Sur BFM, on exhibe un « gilet jaune » porte parole d'on ne sait qui; il exhorte à aller manifester à l'Elysée...Macron parle de défendre la République; le premier ministre assure que « les institutions de la République sont solides » et qu'on va utiliser des blindés de la gendarmerie demain 8/12 à Paris...Des diversions font leur apparition sur les réseaux sociaux : il faudrait tout lâcher pour s'attaquer au pacte de Marrakech, des millions de migrants vont déferler...La patte du RN et de Dupont-Aignan est à peine dissimulée...

Les enjeux de la journée de demain (samedi 8) sont immenses : le piège macronien de la violence, la manipulation des casseurs et des consciences va-t-elle faire couler le sang ? L'appel à se réfugier dans les bras de l'ordre va-t-il réussir ? Le mouvement populaire va-t-il imposer la force tranquille du nombre, ou se briser sur les chausse-trappes du pouvoir ? L'histoire hésite...

Ci dessous une curiosité archéologique (texte du 30/11/2018)

Quel potentiel progressiste des gilets jaunes ?

On lit des appréciations diverses sur le mouvement des gilets jaunes.

A gauche, mais aussi dans les télés d'information, on met parfois en relief des aspects préoccupants : l'affaire des migrants livrés à la police, la femme voilée obligée de retirer son voile, les injures racistes, des violences, etc.. Certains en concluent que « les gilets jaunes se sont déshonorés ».Il faudrait les combattre.

Ce serait justifié si le mouvement répondait à un mot d'ordre d'une organisation « Gilets Jaunes » identifiable, qui n'existe pas. Il y a chez les gilets jaunes de la confusion, une grande hétérogénéité idéologique : certains reprennent des slogans du RN (« On est chez nous »), des thèmes de droite sur le racket fiscal, certains manifestent des illusions énormes sur le pouvoir (« il faut que Macron nous entende et fasse quelque chose pour nous »), d'autres mettent en cause « les taxes qui pèsent sur les pauvres ». La méfiance envers « les syndicats » ou « les partis politiques » semble générale. Certains se moquent de l'écologie, d'autres non. Tous refusent l'alibi écologique du pouvoir. Pourtant, on voit les revendications évoluer : la question du pouvoir d'achat devient centrale, même si, à ce jour, la revendication de hausse des salaires et des pensions cède encore à celle de mise en cause des taxes. En témoigne la tribune d'un « gilet jaune » dans l'Huma du 28/11.
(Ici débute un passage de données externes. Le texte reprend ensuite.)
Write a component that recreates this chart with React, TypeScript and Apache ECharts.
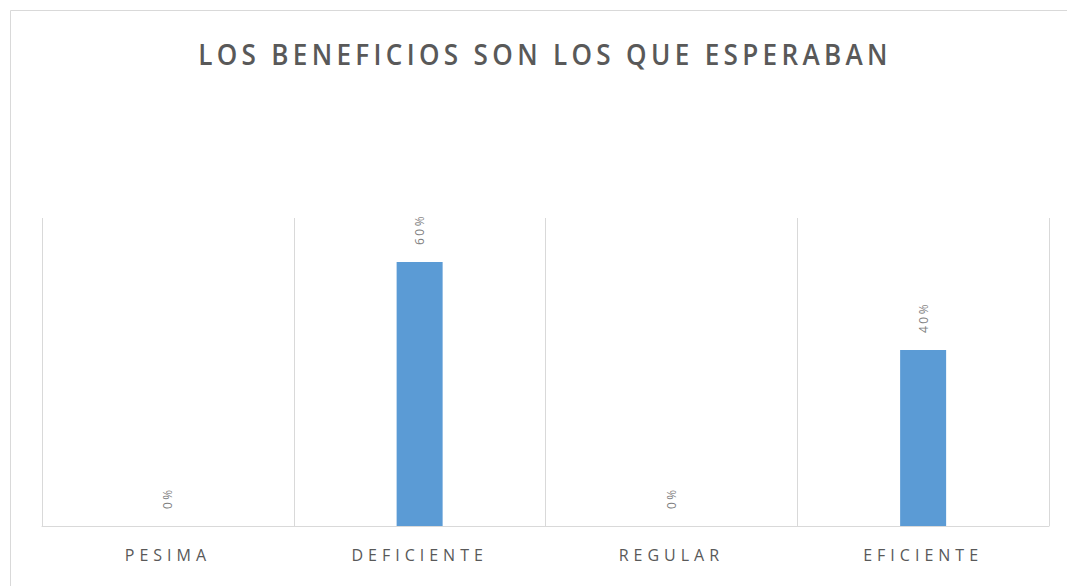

A côté de l'hétérogénéité idéologique, ce qui semble essentiel c'est sa composition sociale. A l'hétérogénéité idéologique des participants, s'ajoute une relative homogénéité/hétérogénéité sociale: il y a des salariés au Smic, des jeunes en contrats précaires, des chômeurs, des retraités, des paysans pauvres, des petits patrons, des artisans. Ce qui les met en mouvement, c'est leur difficulté matérielle de vivre, jointe à l"incapacité, pour beaucoup, (mais pas tous) d'en déterminer clairement les causes. L'homogénéité est celle de couches sociales qui n'arrivent plus à vivre de leur activité, quand ils en ont: ce sont des couches populaires, dont la protestation vise la vie chère.

Le RN, Debout la France et la droite tentent de s'implanter dans le mouvement, de s'y renforcer. Macron, lui, tente d'exploiter leur faiblesse organisationnelle et idéologique. Il est d'autant plus urgent que les communistes s'y impliquent, et tentent, sans aucune récupération politique, de peser pour une évolution progressiste des consciences et des objectifs. Les revendications des gilets jaunes rejoignent plus ou moins directement les aspirations des millions de salariés et de retraités. Elle s'opposent frontalement aux seigneurs de la finance et leur représentant jupitérien. D'où la sympathie dont ils bénéficient dans le pays.

Comment agir ? S'emparer de la pétition sur le pouvoir d'achat, faire remplir des « cahiers de la colère », comme à Dieppe, prendre toutes les initiatives utiles, locales ou nationales. De ce mouvement encore incertain, peut naître une force puissante pour que l'économie soit mise au service de l'humain et de la vie sur terre.